Let $a_i \in \mathbb R^n$ for $i = 1, 2, \dots, m$. Prove that $f(x) = \ln(\sum_{i=1}^m e^{\langle a_i, x\rangle})$ is convex.
So far I have only got: $f(\alpha x_1 + (1-\alpha) x_2) = \ln (\sum_{k=1}^m e^{\langle a_i, \alpha x_1 + (1-\alpha)x_2\rangle}) = \ln (\sum_{k=1}^m e^{\alpha \langle a_i, x_1\rangle}\cdot e^{(1-\alpha)\langle a_i, x_2\rangle})$, and cannot see how can I get an inequality with $\alpha f(x_1) + (1-\alpha)f(x_2)$.
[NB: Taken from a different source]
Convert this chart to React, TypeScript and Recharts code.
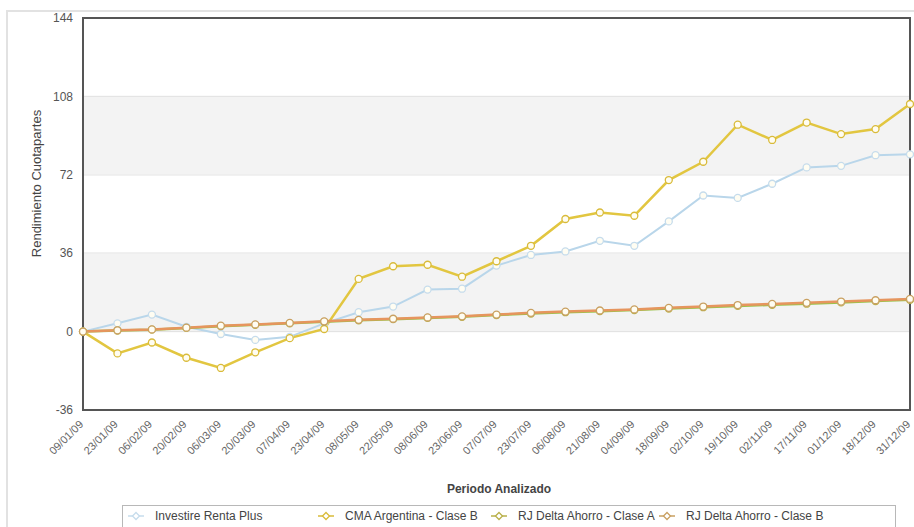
import React from "react";
import {
  LineChart,
  Line,
  XAxis,
  YAxis,
  CartesianGrid,
  ReferenceArea,
} from "recharts";

// Fechas del periodo analizado
const dates = [
  "09/01/09", "23/01/09", "06/02/09", "20/02/09", "06/03/09", "20/03/09",
  "07/04/09", "23/04/09", "08/05/09", "22/05/09", "08/06/09", "23/06/09",
  "07/07/09", "23/07/09", "06/08/09", "21/08/09", "04/09/09", "18/09/09",
  "02/10/09", "19/10/09", "02/11/09", "17/11/09", "01/12/09", "18/12/09",
  "31/12/09",
];

const investire = [
  0, 3.8, 7.8, 2.2, -1.1, -3.8, -2.4, 3.8, 8.9, 11.5, 19.3, 19.7, 30.3,
  35.2, 36.8, 41.7, 39.4, 50.6, 62.5, 61.4, 67.9, 75.4, 76.1, 81, 81.4,
];

const cma = [
  0, -10, -5, -12, -16.7, -9.5, -3, 1.2, 24.2, 30, 30.7, 25.2, 32.3, 39.4,
  51.7, 54.7, 53.2, 69.6, 78, 95, 88, 96, 90.7, 93, 104.5,
];

const deltaA = [
  0, 0.5, 0.9, 1.7, 2.5, 3.1, 3.8, 4.5, 5.2, 5.7, 6.3, 6.8, 7.6, 8.3, 8.9,
  9.4, 9.9, 10.6, 11.2, 11.8, 12.3, 12.8, 13.4, 14, 14.6,
];

const deltaB = [
  0, 0.6, 1, 1.8, 2.7, 3.3, 4, 4.7, 5.4, 5.9, 6.5, 7, 7.8, 8.6, 9.2, 9.7,
  10.2, 10.9, 11.5, 12.2, 12.7, 13.2, 13.8, 14.4, 15,
];

const yTicks = [-36, 0, 36, 72, 108, 144];

const SERIES = [
  { key: "investire", name: "Investire Renta Plus", color: "#b9d6ea", dot: "#c6dcec" },
  { key: "cma", name: "CMA Argentina - Clase B", color: "#e2c640", dot: "#d9bb3a" },
  { key: "deltaA", name: "RJ Delta Ahorro - Clase A", color: "#9cc24a", dot: "#b9b04a" },
  { key: "deltaB", name: "RJ Delta Ahorro - Clase B", color: "#e6955e", dot: "#c9a062" },
];

const data = dates.map((d, i) => ({
  date: d,
  investire: investire[i],
  cma: cma[i],
  deltaA: deltaA[i],
  deltaB: deltaB[i],
}));

const FONT = "'Liberation Sans', Arial, sans-serif";

function XTick(props: any) {
  const { x, y, payload } = props;
  return (
    <g transform={`translate(${x + 1},${y + 7})`}>
      <text
        textAnchor="end"
        transform="rotate(-45)"
        fontSize={11}
        fill="#666"
        fontFamily={FONT}
      >
        {payload.value}
      </text>
    </g>
  );
}

function LegendMark({ color }: { color: string }) {
  return (
    <svg width={16} height={10} style={{ marginRight: 11 }}>
      <line x1={0} y1={5} x2={16} y2={5} stroke={color} strokeWidth={1.5} />
      <path d="M8 1.5 L11.5 5 L8 8.5 L4.5 5 Z" fill="#fff" stroke={color} strokeWidth={1.3} />
    </svg>
  );
}

export default function App() {
  return (
    <div
      style={{
        position: "absolute",
        left: 0,
        top: 0,
        width: 914,
        height: 527,
        background: "#fff",
        overflow: "hidden",
        fontFamily: FONT,
      }}
    >
      <div
        style={{
          position: "absolute",
          left: 6,
          top: 10,
          width: 920,
          height: 530,
          border: "2px solid #e2e2e2",
          boxSizing: "border-box",
        }}
      />
      <div style={{ position: "absolute", left: 0, top: 0 }}>
        <LineChart
          width={914}
          height={527}
          data={data}
          margin={{ top: 18, right: 4, left: 0, bottom: 47 }}
        >
          <ReferenceArea y1={0} y2={36} fill="#f3f3f3" fillOpacity={1} stroke="none" />
          <ReferenceArea y1={72} y2={108} fill="#f3f3f3" fillOpacity={1} stroke="none" />
          <CartesianGrid vertical={false} stroke="#cfcfcf" strokeWidth={1} />
          <XAxis
            dataKey="date"
            interval={0}
            height={70}
            tick={<XTick />}
            tickLine={false}
            axisLine={{ stroke: "#555", strokeWidth: 2 }}
            padding={{ left: 0, right: 0 }}
          />
          <YAxis
            width={83}
            domain={[-36, 144]}
            ticks={yTicks}
            interval={0}
            tickLine={false}
            axisLine={{ stroke: "#555", strokeWidth: 2 }}
            tick={{ fontSize: 12, fill: "#555", fontFamily: FONT }}
            tickMargin={4}
          />
          <ReferenceArea
            y1={-36}
            y2={144}
            fill="none"
            stroke="#555"
            strokeWidth={2}
          />
          {SERIES.map((s) => (
            <Line
              key={s.key}
              type="linear"
              dataKey={s.key}
              name={s.name}
              stroke={s.color}
              strokeWidth={s.key === "investire" ? 2 : 2.5}
              dot={{ r: 3.5, fill: "#fffdf2", stroke: s.dot, strokeWidth: 1.3 }}
              isAnimationActive={false}
            />
          ))}
        </LineChart>
      </div>
      <div
        style={{
          position: "absolute",
          left: 17,
          top: 103,
          width: 40,
          height: 160,
          display: "flex",
          alignItems: "center",
          justifyContent: "center",
        }}
      >
        <div
          style={{
            transform: "rotate(-90deg)",
            whiteSpace: "nowrap",
            fontSize: 13,
            color: "#444",
          }}
        >
          Rendimiento Cuotapartes
        </div>
      </div>
      <div
        style={{
          position: "absolute",
          left: 399,
          top: 482,
          width: 200,
          textAlign: "center",
          fontSize: 12,
          fontWeight: "bold",
          color: "#444",
        }}
      >
        Periodo Analizado
      </div>
      <div
        style={{
          position: "absolute",
          left: 122,
          top: 505,
          width: 774,
          height: 30,
          border: "1px solid #b8b8b8",
          boxSizing: "border-box",
          fontSize: 12,
          color: "#444",
        }}
      >
        {SERIES.map((s, i) => (
          <div
            key={s.key}
            style={{
              position: "absolute",
              left: [5, 195, 368, 536][i],
              top: 3,
              display: "flex",
              alignItems: "center",
              whiteSpace: "nowrap",
            }}
          >
            <LegendMark color={s.dot} />
            {s.name}
          </div>
        ))}
      </div>
    </div>
  );
}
Sums of convex functions are convex (easy exercise) so it suffices to prove that $g(x) = e^{\langle u,x\rangle}$ is convex for some fixed $u \in \mathbb{R}^n$. Set $h(x) = e^x$ and $l(x) = \langle u,x\rangle$. Then we have $$g(\lambda x + (1-\lambda)y) = e^{l(\lambda x + (1-\lambda)y)}= e^{\lambda l(x) + (1-\lambda)l(y)} \leq \lambda e^{l(x)} + (1-\lambda)e^{l(y)} = \lambda g(x) + (1-\lambda)g(y)$$ Here we used the fact that $l$ is linear (and so convex) and that the exponential function is convex (can be proven by taking the second derivative). There are several results characterizing when compositions of convex/concave functions with monotone or affine functions are convex, see the book of Boyd/Vandenberghe for more details.